■ What the task asks
Provide an exact copy of the data, excluding the images.

____________

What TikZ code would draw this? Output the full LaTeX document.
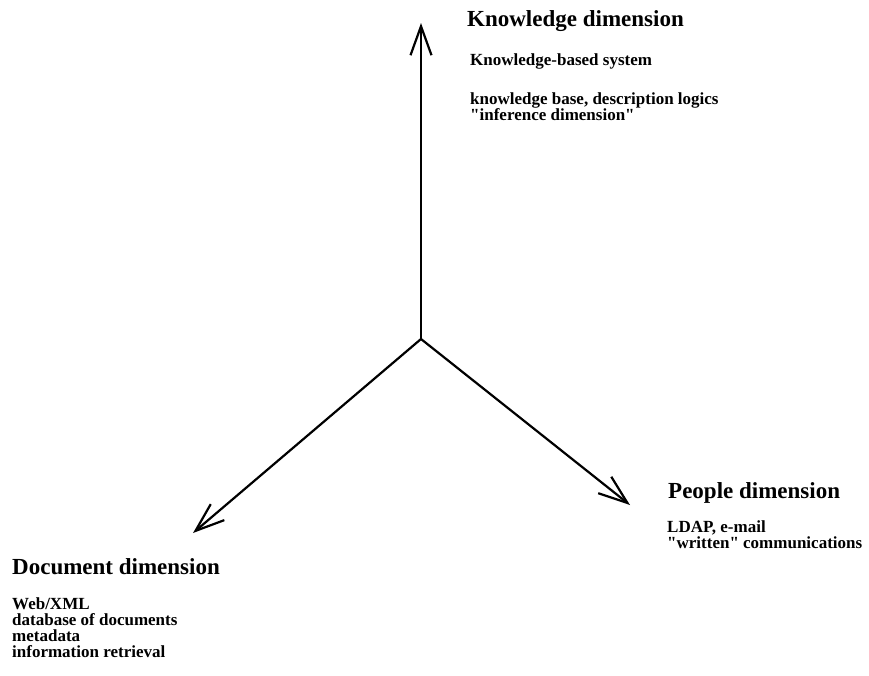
\documentclass[tikz,border=0pt]{standalone}
\usepackage{fontspec}
\setmainfont{Liberation Serif}[Ligatures=TeXOff]
\usetikzlibrary{arrows.meta}
\begin{document}
\begin{tikzpicture}[x=1pt,y=-1pt,
  axis/.style={line width=2.2pt,-{Straight Barb[length=29pt,width=21pt]}},
  head/.style={anchor=base west,inner sep=0pt,font=\bfseries\fontsize{23}{23}\selectfont},
  sub/.style={anchor=base west,inner sep=0pt,font=\bfseries\fontsize{17}{16}\selectfont}]
\useasboundingbox (0,0) rectangle (869,675);
\coordinate (O) at (421,339);
\coordinate (K) at (421,23);
\coordinate (P) at (630,505);
\coordinate (D) at (193,533);
\draw[axis] (O) -- (K);
\draw[axis] (O) -- (P);
\draw[axis] (O) -- (D);
\node[head] (kh) at (467,26) {Knowledge dimension};
\node[sub] (k1) at (470,65) {Knowledge-based system};
\node[sub] (k2) at (470,104) {knowledge base, description logics};
\node[sub] (k3) at (470,120) {"inference dimension"};
\node[head] (ph) at (668,498) {People dimension};
\node[sub] (p1) at (667,532) {LDAP, e-mail};
\node[sub] (p2) at (667,548) {"written" communications};
\node[head] (dh) at (12,574) {Document dimension};
\node[sub] (d1) at (12,609) {Web/XML};
\node[sub] (d2) at (12,625) {database of documents};
\node[sub] (d3) at (12,641) {metadata};
\node[sub] (d4) at (12,657) {information retrieval};
\end{tikzpicture}
\end{document}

____________

■ Result of the exercise
What TikZ code would draw this? Output the full LaTeX document.
\documentclass[tikz,border=0pt]{standalone}
\usepackage{fontspec}
\setmainfont{Liberation Serif}[Ligatures=TeXOff]
\usetikzlibrary{arrows.meta}
\begin{document}
\begin{tikzpicture}[x=1pt,y=-1pt,
  axis/.style={line width=2.2pt,-{Straight Barb[length=29pt,width=21pt]}},
  head/.style={anchor=base west,inner sep=0pt,font=\bfseries\fontsize{23}{23}\selectfont},
  sub/.style={anchor=base west,inner sep=0pt,font=\bfseries\fontsize{17}{16}\selectfont}]
\useasboundingbox (0,0) rectangle (869,675);
\coordinate (O) at (421,339);
\coordinate (K) at (421,23);
\coordinate (P) at (630,505);
\coordinate (D) at (193,533);
\draw[axis] (O) -- (K);
\draw[axis] (O) -- (P);
\draw[axis] (O) -- (D);
\node[head] (kh) at (467,26) {Knowledge dimension};
\node[sub] (k1) at (470,65) {Knowledge-based system};
\node[sub] (k2) at (470,104) {knowledge base, description logics};
\node[sub] (k3) at (470,120) {"inference dimension"};
\node[head] (ph) at (668,498) {People dimension};
\node[sub] (p1) at (667,532) {LDAP, e-mail};
\node[sub] (p2) at (667,548) {"written" communications};
\node[head] (dh) at (12,574) {Document dimension};
\node[sub] (d1) at (12,609) {Web/XML};
\node[sub] (d2) at (12,625) {database of documents};
\node[sub] (d3) at (12,641) {metadata};
\node[sub] (d4) at (12,657) {information retrieval};
\end{tikzpicture}
\end{document}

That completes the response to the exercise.